>> start The input

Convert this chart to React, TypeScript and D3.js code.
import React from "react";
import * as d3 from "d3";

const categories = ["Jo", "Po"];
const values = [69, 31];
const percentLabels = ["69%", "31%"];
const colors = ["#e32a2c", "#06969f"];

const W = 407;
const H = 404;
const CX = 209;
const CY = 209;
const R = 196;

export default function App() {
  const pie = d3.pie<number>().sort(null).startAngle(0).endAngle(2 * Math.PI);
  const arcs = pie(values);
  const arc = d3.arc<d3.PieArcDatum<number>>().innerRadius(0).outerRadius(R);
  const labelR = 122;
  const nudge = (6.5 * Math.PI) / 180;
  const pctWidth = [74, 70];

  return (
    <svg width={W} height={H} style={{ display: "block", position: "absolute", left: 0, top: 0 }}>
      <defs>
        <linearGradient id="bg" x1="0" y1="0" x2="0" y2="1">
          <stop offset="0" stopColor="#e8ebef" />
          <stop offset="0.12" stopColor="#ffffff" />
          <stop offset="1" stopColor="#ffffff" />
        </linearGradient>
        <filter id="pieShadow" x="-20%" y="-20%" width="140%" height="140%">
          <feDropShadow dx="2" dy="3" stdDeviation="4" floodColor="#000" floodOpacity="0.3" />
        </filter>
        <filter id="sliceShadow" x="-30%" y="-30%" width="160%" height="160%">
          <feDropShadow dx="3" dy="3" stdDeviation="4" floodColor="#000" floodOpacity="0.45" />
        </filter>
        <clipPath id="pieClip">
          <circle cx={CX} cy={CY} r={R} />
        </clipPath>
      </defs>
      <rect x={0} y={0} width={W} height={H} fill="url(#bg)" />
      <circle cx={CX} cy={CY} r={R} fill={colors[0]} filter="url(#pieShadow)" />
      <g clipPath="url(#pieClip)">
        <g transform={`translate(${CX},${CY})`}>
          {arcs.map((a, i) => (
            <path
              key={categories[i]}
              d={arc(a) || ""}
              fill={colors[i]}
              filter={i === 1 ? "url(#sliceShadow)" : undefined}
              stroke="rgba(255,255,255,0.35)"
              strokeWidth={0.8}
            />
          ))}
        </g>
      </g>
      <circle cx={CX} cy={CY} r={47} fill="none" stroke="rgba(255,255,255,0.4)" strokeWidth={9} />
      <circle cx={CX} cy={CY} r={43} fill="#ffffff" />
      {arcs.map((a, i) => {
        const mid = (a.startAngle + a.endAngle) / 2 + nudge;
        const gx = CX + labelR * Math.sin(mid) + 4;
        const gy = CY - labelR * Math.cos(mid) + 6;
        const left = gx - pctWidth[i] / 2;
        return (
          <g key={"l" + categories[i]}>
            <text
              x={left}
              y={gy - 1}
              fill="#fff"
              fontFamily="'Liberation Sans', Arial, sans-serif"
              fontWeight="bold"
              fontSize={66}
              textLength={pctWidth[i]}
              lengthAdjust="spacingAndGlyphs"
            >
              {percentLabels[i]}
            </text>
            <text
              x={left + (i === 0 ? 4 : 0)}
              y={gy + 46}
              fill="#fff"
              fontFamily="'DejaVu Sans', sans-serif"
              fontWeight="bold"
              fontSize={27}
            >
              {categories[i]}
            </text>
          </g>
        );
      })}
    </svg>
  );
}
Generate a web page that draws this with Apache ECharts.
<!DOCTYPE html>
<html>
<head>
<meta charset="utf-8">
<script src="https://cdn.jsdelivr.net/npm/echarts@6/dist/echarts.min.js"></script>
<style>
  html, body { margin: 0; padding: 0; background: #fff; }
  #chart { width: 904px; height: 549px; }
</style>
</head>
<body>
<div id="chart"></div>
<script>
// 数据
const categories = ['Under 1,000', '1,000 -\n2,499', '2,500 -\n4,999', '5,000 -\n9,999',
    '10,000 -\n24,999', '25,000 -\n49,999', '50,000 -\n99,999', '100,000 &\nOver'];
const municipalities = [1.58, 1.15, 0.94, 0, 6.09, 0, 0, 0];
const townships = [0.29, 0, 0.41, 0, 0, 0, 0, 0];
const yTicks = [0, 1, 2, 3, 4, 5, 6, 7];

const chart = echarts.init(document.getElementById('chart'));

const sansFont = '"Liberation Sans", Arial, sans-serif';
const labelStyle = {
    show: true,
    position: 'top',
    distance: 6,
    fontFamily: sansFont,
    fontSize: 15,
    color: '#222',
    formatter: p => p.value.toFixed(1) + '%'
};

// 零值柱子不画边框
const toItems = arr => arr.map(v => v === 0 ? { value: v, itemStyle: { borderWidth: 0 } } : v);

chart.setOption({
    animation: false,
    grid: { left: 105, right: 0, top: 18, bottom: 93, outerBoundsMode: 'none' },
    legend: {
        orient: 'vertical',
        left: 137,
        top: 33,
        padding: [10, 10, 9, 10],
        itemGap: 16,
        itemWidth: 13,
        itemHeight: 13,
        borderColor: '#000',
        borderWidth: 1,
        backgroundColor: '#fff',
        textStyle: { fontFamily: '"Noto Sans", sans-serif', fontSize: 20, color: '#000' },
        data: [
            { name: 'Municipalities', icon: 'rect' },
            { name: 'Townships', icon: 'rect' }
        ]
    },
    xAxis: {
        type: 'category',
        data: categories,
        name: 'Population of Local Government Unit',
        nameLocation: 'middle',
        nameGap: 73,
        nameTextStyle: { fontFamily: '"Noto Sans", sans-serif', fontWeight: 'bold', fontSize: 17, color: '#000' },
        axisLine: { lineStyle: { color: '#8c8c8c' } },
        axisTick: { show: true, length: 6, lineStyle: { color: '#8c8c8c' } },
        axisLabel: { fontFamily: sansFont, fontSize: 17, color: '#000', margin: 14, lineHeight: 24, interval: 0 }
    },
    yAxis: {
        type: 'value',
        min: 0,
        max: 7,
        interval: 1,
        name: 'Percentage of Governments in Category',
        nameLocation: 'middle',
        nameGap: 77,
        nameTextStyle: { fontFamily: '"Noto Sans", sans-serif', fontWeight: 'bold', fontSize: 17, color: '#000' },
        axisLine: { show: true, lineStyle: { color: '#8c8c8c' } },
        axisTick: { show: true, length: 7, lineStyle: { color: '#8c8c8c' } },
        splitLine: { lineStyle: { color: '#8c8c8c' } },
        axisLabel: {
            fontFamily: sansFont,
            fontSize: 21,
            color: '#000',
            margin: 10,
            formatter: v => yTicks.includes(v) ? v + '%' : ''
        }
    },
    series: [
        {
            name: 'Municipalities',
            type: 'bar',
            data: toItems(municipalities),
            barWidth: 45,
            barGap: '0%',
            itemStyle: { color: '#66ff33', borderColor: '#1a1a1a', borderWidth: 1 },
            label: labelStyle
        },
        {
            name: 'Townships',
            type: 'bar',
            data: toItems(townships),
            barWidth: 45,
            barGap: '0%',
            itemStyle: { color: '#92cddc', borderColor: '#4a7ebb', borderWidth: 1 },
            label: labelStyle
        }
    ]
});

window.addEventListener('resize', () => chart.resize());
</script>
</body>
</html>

>> end The input

(What the task requires)
Write out word for word only the lines from the start of the entries down to the line with "const R = 196;", please, including both ends.

(Complete answer)
Convert this chart to React, TypeScript and D3.js code.
import React from "react";
import * as d3 from "d3";

const categories = ["Jo", "Po"];
const values = [69, 31];
const percentLabels = ["69%", "31%"];
const colors = ["#e32a2c", "#06969f"];

const W = 407;
const H = 404;
const CX = 209;
const CY = 209;
const R = 196;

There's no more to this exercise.